Dataset rows:
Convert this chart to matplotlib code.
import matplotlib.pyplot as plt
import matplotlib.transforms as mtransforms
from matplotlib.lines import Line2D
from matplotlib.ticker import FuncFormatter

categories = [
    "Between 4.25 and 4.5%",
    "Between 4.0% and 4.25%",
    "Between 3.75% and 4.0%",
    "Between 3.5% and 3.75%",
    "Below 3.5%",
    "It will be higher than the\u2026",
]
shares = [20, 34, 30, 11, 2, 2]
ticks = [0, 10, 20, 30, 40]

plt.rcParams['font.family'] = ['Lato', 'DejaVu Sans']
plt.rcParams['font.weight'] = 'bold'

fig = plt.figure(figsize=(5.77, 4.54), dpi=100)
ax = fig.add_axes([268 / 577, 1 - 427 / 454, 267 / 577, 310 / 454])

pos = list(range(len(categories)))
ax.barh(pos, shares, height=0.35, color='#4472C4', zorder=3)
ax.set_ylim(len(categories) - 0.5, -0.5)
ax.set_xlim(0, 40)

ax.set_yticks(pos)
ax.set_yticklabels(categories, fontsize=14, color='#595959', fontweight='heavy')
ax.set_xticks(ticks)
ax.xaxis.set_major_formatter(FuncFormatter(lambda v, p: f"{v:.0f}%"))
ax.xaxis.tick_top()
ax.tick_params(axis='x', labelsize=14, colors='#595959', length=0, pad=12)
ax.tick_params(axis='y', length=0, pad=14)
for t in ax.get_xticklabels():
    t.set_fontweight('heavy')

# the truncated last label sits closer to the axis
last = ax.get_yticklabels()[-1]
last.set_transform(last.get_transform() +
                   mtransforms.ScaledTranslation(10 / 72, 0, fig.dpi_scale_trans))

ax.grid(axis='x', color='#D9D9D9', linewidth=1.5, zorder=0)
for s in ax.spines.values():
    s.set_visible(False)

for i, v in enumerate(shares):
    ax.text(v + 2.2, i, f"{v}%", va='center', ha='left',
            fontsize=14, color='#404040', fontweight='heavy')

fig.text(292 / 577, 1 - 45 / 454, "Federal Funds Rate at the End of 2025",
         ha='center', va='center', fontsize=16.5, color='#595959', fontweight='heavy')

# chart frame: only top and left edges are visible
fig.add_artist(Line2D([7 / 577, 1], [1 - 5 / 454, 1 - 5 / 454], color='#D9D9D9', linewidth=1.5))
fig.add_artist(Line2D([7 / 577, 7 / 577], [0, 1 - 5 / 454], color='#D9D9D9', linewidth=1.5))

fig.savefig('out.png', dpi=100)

...

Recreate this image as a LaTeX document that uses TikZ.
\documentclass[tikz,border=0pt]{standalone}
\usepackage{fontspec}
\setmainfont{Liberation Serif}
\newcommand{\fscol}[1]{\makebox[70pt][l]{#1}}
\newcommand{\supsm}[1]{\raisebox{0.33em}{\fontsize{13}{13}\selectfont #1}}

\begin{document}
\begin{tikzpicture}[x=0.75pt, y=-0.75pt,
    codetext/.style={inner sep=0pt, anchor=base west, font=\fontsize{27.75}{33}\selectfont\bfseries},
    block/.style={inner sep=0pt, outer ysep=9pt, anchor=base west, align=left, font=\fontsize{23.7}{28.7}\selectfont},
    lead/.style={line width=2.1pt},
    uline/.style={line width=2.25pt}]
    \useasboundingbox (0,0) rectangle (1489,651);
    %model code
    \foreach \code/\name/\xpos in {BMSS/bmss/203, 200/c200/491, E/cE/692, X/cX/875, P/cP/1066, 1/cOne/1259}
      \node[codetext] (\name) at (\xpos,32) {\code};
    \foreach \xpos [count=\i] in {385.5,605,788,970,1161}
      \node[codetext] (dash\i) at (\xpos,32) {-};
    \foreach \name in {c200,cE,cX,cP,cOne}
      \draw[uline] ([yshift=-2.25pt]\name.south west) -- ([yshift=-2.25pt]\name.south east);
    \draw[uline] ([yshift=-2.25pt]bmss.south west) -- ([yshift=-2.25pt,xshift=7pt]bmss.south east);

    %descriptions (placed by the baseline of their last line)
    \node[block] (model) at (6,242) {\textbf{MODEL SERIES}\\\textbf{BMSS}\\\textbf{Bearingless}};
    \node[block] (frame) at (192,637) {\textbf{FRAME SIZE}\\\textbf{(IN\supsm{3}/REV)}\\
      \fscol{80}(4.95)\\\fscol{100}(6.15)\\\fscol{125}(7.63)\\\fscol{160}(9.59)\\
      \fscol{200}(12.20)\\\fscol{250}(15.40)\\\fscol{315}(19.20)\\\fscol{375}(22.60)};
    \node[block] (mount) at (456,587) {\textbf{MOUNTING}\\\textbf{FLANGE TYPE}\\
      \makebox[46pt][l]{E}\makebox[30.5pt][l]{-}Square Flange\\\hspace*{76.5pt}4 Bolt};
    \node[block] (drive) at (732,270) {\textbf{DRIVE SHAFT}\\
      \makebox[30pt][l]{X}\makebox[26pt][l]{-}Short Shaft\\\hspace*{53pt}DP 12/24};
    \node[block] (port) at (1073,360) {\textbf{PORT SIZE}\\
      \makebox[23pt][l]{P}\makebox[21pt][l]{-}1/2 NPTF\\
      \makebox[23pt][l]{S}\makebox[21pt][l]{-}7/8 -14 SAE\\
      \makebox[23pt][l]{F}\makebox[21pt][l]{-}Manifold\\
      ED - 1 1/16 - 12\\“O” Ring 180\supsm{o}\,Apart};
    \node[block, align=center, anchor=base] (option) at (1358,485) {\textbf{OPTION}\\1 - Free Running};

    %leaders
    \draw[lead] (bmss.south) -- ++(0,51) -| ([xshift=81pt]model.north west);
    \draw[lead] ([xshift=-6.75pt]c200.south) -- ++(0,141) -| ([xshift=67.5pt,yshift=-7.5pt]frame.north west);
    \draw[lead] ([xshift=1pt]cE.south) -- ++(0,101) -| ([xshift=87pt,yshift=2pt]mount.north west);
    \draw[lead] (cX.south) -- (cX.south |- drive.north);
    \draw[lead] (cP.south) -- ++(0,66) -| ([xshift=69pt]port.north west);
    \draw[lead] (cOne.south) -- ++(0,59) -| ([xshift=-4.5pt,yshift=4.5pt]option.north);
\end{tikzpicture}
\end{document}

Given exercise | Above are the records; print exactly the lines from the line with "Convert this chart to matplotlib code." to the line with "fig.savefig('out.png', dpi=100)", including both, and nothing else.

Solution for this problem |
Convert this chart to matplotlib code.
import matplotlib.pyplot as plt
import matplotlib.transforms as mtransforms
from matplotlib.lines import Line2D
from matplotlib.ticker import FuncFormatter

categories = [
    "Between 4.25 and 4.5%",
    "Between 4.0% and 4.25%",
    "Between 3.75% and 4.0%",
    "Between 3.5% and 3.75%",
    "Below 3.5%",
    "It will be higher than the\u2026",
]
shares = [20, 34, 30, 11, 2, 2]
ticks = [0, 10, 20, 30, 40]

plt.rcParams['font.family'] = ['Lato', 'DejaVu Sans']
plt.rcParams['font.weight'] = 'bold'

fig = plt.figure(figsize=(5.77, 4.54), dpi=100)
ax = fig.add_axes([268 / 577, 1 - 427 / 454, 267 / 577, 310 / 454])

pos = list(range(len(categories)))
ax.barh(pos, shares, height=0.35, color='#4472C4', zorder=3)
ax.set_ylim(len(categories) - 0.5, -0.5)
ax.set_xlim(0, 40)

ax.set_yticks(pos)
ax.set_yticklabels(categories, fontsize=14, color='#595959', fontweight='heavy')
ax.set_xticks(ticks)
ax.xaxis.set_major_formatter(FuncFormatter(lambda v, p: f"{v:.0f}%"))
ax.xaxis.tick_top()
ax.tick_params(axis='x', labelsize=14, colors='#595959', length=0, pad=12)
ax.tick_params(axis='y', length=0, pad=14)
for t in ax.get_xticklabels():
    t.set_fontweight('heavy')

# the truncated last label sits closer to the axis
last = ax.get_yticklabels()[-1]
last.set_transform(last.get_transform() +
                   mtransforms.ScaledTranslation(10 / 72, 0, fig.dpi_scale_trans))

ax.grid(axis='x', color='#D9D9D9', linewidth=1.5, zorder=0)
for s in ax.spines.values():
    s.set_visible(False)

for i, v in enumerate(shares):
    ax.text(v + 2.2, i, f"{v}%", va='center', ha='left',
            fontsize=14, color='#404040', fontweight='heavy')

fig.text(292 / 577, 1 - 45 / 454, "Federal Funds Rate at the End of 2025",
         ha='center', va='center', fontsize=16.5, color='#595959', fontweight='heavy')

# chart frame: only top and left edges are visible
fig.add_artist(Line2D([7 / 577, 1], [1 - 5 / 454, 1 - 5 / 454], color='#D9D9D9', linewidth=1.5))
fig.add_artist(Line2D([7 / 577, 7 / 577], [0, 1 - 5 / 454], color='#D9D9D9', linewidth=1.5))

fig.savefig('out.png', dpi=100)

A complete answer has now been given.